§ TASK BRIEF
Everything from the first line down to the line containing "1.257, 1.272, 1.301];" is to be retyped exactly, both ends included, with pictures left out.

§ DATA
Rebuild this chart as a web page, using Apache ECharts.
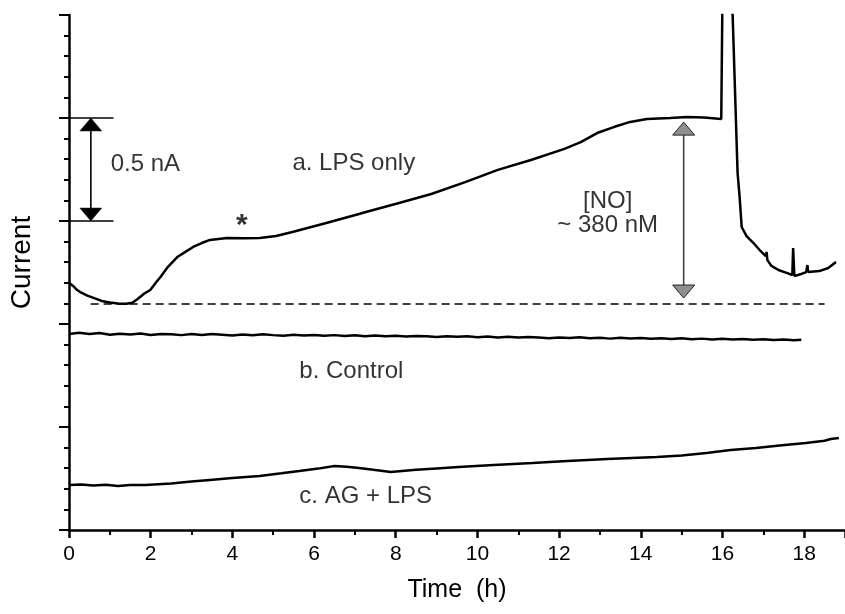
<!DOCTYPE html>
<html>
<head>
<meta charset="utf-8">
<script src="https://cdn.jsdelivr.net/npm/echarts@6/dist/echarts.min.js"></script>
<style>
  html, body { margin: 0; padding: 0; background: #fff; }
  #chart { width: 845px; height: 614px; }
</style>
</head>
<body>
<div id="chart"></div>
<script>
// trace a: LPS only (time in h, current in nA)
var lpsTime = [0, 0.1, 0.2, 0.3, 0.45, 0.6, 0.8, 1.0, 1.2, 1.4, 1.55, 1.68, 1.83, 1.99, 2.12, 2.24, 2.4, 2.65, 2.85, 3.04, 3.25, 3.45, 3.87, 4.3, 4.67, 5.07, 5.47, 6.3, 7.1, 7.27, 8.08, 8.87, 9.7, 10.5, 11.31, 12.13, 12.53, 12.93, 13.34, 13.74, 14.15, 14.72, 15.13, 15.55, 15.97, 16.02, 16.17, 16.37, 16.42, 16.47, 16.59, 16.76, 16.91, 17.06, 17.08, 17.1, 17.2, 17.37, 17.57, 17.71, 17.73, 17.76, 17.93, 18.05, 18.08, 18.1, 18.37, 18.59, 18.78];
var lpsCurrent = [1.200, 1.185, 1.165, 1.152, 1.138, 1.127, 1.112, 1.104, 1.099, 1.098, 1.103, 1.121, 1.146, 1.165, 1.199, 1.228, 1.272, 1.325, 1.350, 1.374, 1.393, 1.408, 1.417, 1.416, 1.417, 1.427, 1.447, 1.490, 1.534, 1.544, 1.587, 1.631, 1.689, 1.748, 1.796, 1.850, 1.883, 1.927, 1.956, 1.981, 1.995, 2.000, 2.005, 2.002, 1.995, 3.000, 3.000, 1.733, 1.617, 1.471, 1.427, 1.393, 1.359, 1.330, 1.350, 1.310, 1.282, 1.262, 1.248, 1.238, 1.369, 1.233, 1.243, 1.252, 1.286, 1.252, 1.257, 1.272, 1.301];

// trace b: control
var ctrlTime = [0, 0.25, 0.5, 0.75, 1, 1.25, 1.5, 1.75, 2, 2.25, 2.5, 2.75, 3, 3.25, 3.5, 3.75, 4, 4.25, 4.5, 4.75, 5, 5.25, 5.5, 5.75, 6, 6.25, 6.5, 6.75, 7, 7.25, 7.5, 7.75, 8, 8.25, 8.5, 8.75, 9, 9.25, 9.5, 9.75, 10, 10.25, 10.5, 10.75, 11, 11.25, 11.5, 11.75, 12, 12.25, 12.5, 12.75, 13, 13.25, 13.5, 13.75, 14, 14.25, 14.5, 14.75, 15, 15.25, 15.5, 15.75, 16, 16.25, 16.5, 16.75, 17, 17.25, 17.5, 17.75, 17.93];
var ctrlCurrent = [0.952, 0.957, 0.951, 0.956, 0.948, 0.953, 0.949, 0.954, 0.947, 0.952, 0.950, 0.946, 0.951, 0.947, 0.952, 0.948, 0.944, 0.949, 0.945, 0.950, 0.946, 0.943, 0.948, 0.944, 0.947, 0.943, 0.946, 0.942, 0.945, 0.941, 0.944, 0.940, 0.943, 0.939, 0.942, 0.940, 0.937, 0.941, 0.938, 0.940, 0.936, 0.939, 0.935, 0.938, 0.934, 0.937, 0.935, 0.931, 0.935, 0.932, 0.936, 0.931, 0.933, 0.929, 0.933, 0.930, 0.932, 0.928, 0.931, 0.927, 0.931, 0.926, 0.929, 0.925, 0.928, 0.925, 0.927, 0.923, 0.926, 0.922, 0.925, 0.921, 0.923];

// trace c: AG + LPS
var agTime = [0, 0.3, 0.6, 0.9, 1.2, 1.5, 1.87, 2.5, 3.0, 3.45, 4.0, 4.67, 5.2, 5.64, 6.1, 6.5, 6.8, 7.1, 7.5, 7.88, 8.5, 9.0, 9.53, 10.4, 11.35, 12.2, 13.18, 14.39, 15.0, 15.61, 16.2, 16.82, 17.4, 18.04, 18.5, 18.65, 18.85];
var agCurrent = [0.218, 0.221, 0.216, 0.220, 0.214, 0.219, 0.218, 0.226, 0.235, 0.243, 0.252, 0.262, 0.275, 0.286, 0.298, 0.311, 0.307, 0.301, 0.291, 0.282, 0.292, 0.299, 0.306, 0.315, 0.325, 0.335, 0.345, 0.354, 0.362, 0.374, 0.388, 0.398, 0.410, 0.422, 0.433, 0.442, 0.447];

// baseline and arrows, in data units
var baseline = { from: 0.53, to: 18.5, level: 1.097 };
var scaleBar = { x: 0.535, lineEnd: 1.09, low: 1.5, high: 2.0 };
var noArrow = { x: 15.05, low: 1.126, high: 1.98 };

var annotations = [
  { name: '0.5 nA', value: [1.02, 1.777], align: 'left' },
  { name: 'a. LPS only', value: [5.47, 1.782], align: 'left' },
  { name: '*', value: [4.23, 1.478], align: 'center' },
  { name: '[NO]\n~ 380 nM', value: [13.19, 1.539], align: 'center' },
  { name: 'b. Control', value: [5.64, 0.772], align: 'left' },
  { name: 'c. AG + LPS', value: [5.64, 0.165], align: 'left' }
];

function zip(xs, ys) {
  var out = [];
  for (var i = 0; i < xs.length; i++) out.push([xs[i], ys[i]]);
  return out;
}

var font = "'Liberation Sans', Arial, Helvetica, sans-serif";
var chart = echarts.init(document.getElementById('chart'), null, { renderer: 'canvas' });

function renderArrow(params, api) {
  var lo = api.coord([api.value(0), api.value(1)]);
  var hi = api.coord([api.value(0), api.value(2)]);
  var grey = api.value(3) === 1;
  var w = 11, h = 13;
  var fill = grey ? '#8f8f8f' : '#000';
  return {
    type: 'group',
    children: [
      { type: 'line', shape: { x1: lo[0], y1: lo[1] - h, x2: hi[0], y2: hi[1] + h },
        style: { stroke: grey ? '#444' : '#000', lineWidth: 1.6 } },
      { type: 'polygon', shape: { points: [[hi[0], hi[1]], [hi[0] - w, hi[1] + h], [hi[0] + w, hi[1] + h]] },
        style: { fill: fill, stroke: '#222', lineWidth: grey ? 1 : 0.5 } },
      { type: 'polygon', shape: { points: [[lo[0], lo[1]], [lo[0] - w, lo[1] - h], [lo[0] + w, lo[1] - h]] },
        style: { fill: fill, stroke: '#222', lineWidth: grey ? 1 : 0.5 } }
    ]
  };
}

var traceStyle = { color: '#000', width: 2.5 };

option = {
  animation: false,
  backgroundColor: '#fff',
  textStyle: { fontFamily: font },
  grid: { left: 68, top: 15, width: 781.5, height: 515 },
  xAxis: {
    type: 'value',
    min: 0,
    max: 19,
    interval: 2,
    name: 'Time  (h)',
    nameLocation: 'middle',
    nameGap: 48,
    nameTextStyle: { fontSize: 25, color: '#000', fontFamily: font },
    axisLine: { lineStyle: { color: '#000', width: 2.5 } },
    axisTick: { show: true, length: 8, lineStyle: { color: '#000', width: 2.5 } },
    minorTick: { show: true, splitNumber: 2, length: 5, lineStyle: { color: '#000', width: 2 } },
    axisLabel: { fontSize: 21, color: '#000', margin: 14, showMaxLabel: false },
    splitLine: { show: false }
  },
  yAxis: {
    type: 'value',
    min: 0,
    max: 2.5,
    interval: 0.5,
    name: 'Current',
    nameLocation: 'middle',
    nameGap: 33,
    nameTextStyle: { fontSize: 28, color: '#000', fontFamily: font, padding: [0, 0, 0, 20] },
    axisLine: { lineStyle: { color: '#000', width: 2.5 } },
    axisTick: { show: true, length: 10, lineStyle: { color: '#000', width: 2 } },
    minorTick: { show: true, splitNumber: 5, length: 5, lineStyle: { color: '#000', width: 2 } },
    axisLabel: { show: false },
    splitLine: { show: false }
  },
  series: [
    {
      name: 'a. LPS only',
      type: 'line',
      showSymbol: false,
      clip: true,
      data: zip(lpsTime, lpsCurrent),
      lineStyle: traceStyle
    },
    {
      name: 'b. Control',
      type: 'line',
      showSymbol: false,
      data: zip(ctrlTime, ctrlCurrent),
      lineStyle: traceStyle
    },
    {
      name: 'c. AG + LPS',
      type: 'line',
      showSymbol: false,
      data: zip(agTime, agCurrent),
      lineStyle: traceStyle
    },
    {
      // dashed baseline and the scale bar ends
      type: 'line',
      data: [],
      markLine: {
        silent: true,
        symbol: 'none',
        label: { show: false },
        data: [
          [{ coord: [baseline.from, baseline.level], lineStyle: { type: [8, 5], color: '#000', width: 1.5 } },
           { coord: [baseline.to, baseline.level] }],
          [{ coord: [0, scaleBar.high], lineStyle: { type: 'solid', color: '#000', width: 1.5 } },
           { coord: [scaleBar.lineEnd, scaleBar.high] }],
          [{ coord: [0, scaleBar.low], lineStyle: { type: 'solid', color: '#000', width: 1.5 } },
           { coord: [scaleBar.lineEnd, scaleBar.low] }]
        ]
      }
    },
    {
      type: 'custom',
      renderItem: renderArrow,
      data: [
        [scaleBar.x, scaleBar.low, scaleBar.high, 0],
        [noArrow.x, noArrow.low, noArrow.high, 1]
      ],
      silent: true
    },
    {
      type: 'scatter',
      symbolSize: 0,
      silent: true,
      data: annotations.map(function (a) {
        return {
          name: a.name,
          value: a.value,
          label: a.name === '*'
            ? { align: a.align, fontSize: 30, fontWeight: 'bold' }
            : { align: a.align, fontSize: 24 }
        };
      }),
      label: {
        show: true,
        position: 'inside',
        formatter: '{b}',
        color: '#000',
        fontFamily: font,
        verticalAlign: 'middle',
        lineHeight: 24
      }
    }
  ]
};

chart.setOption(option);
</script>
</body>
</html>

§ THE RESPONSE
Rebuild this chart as a web page, using Apache ECharts.
<!DOCTYPE html>
<html>
<head>
<meta charset="utf-8">
<script src="https://cdn.jsdelivr.net/npm/echarts@6/dist/echarts.min.js"></script>
<style>
  html, body { margin: 0; padding: 0; background: #fff; }
  #chart { width: 845px; height: 614px; }
</style>
</head>
<body>
<div id="chart"></div>
<script>
// trace a: LPS only (time in h, current in nA)
var lpsTime = [0, 0.1, 0.2, 0.3, 0.45, 0.6, 0.8, 1.0, 1.2, 1.4, 1.55, 1.68, 1.83, 1.99, 2.12, 2.24, 2.4, 2.65, 2.85, 3.04, 3.25, 3.45, 3.87, 4.3, 4.67, 5.07, 5.47, 6.3, 7.1, 7.27, 8.08, 8.87, 9.7, 10.5, 11.31, 12.13, 12.53, 12.93, 13.34, 13.74, 14.15, 14.72, 15.13, 15.55, 15.97, 16.02, 16.17, 16.37, 16.42, 16.47, 16.59, 16.76, 16.91, 17.06, 17.08, 17.1, 17.2, 17.37, 17.57, 17.71, 17.73, 17.76, 17.93, 18.05, 18.08, 18.1, 18.37, 18.59, 18.78];
var lpsCurrent = [1.200, 1.185, 1.165, 1.152, 1.138, 1.127, 1.112, 1.104, 1.099, 1.098, 1.103, 1.121, 1.146, 1.165, 1.199, 1.228, 1.272, 1.325, 1.350, 1.374, 1.393, 1.408, 1.417, 1.416, 1.417, 1.427, 1.447, 1.490, 1.534, 1.544, 1.587, 1.631, 1.689, 1.748, 1.796, 1.850, 1.883, 1.927, 1.956, 1.981, 1.995, 2.000, 2.005, 2.002, 1.995, 3.000, 3.000, 1.733, 1.617, 1.471, 1.427, 1.393, 1.359, 1.330, 1.350, 1.310, 1.282, 1.262, 1.248, 1.238, 1.369, 1.233, 1.243, 1.252, 1.286, 1.252, 1.257, 1.272, 1.301];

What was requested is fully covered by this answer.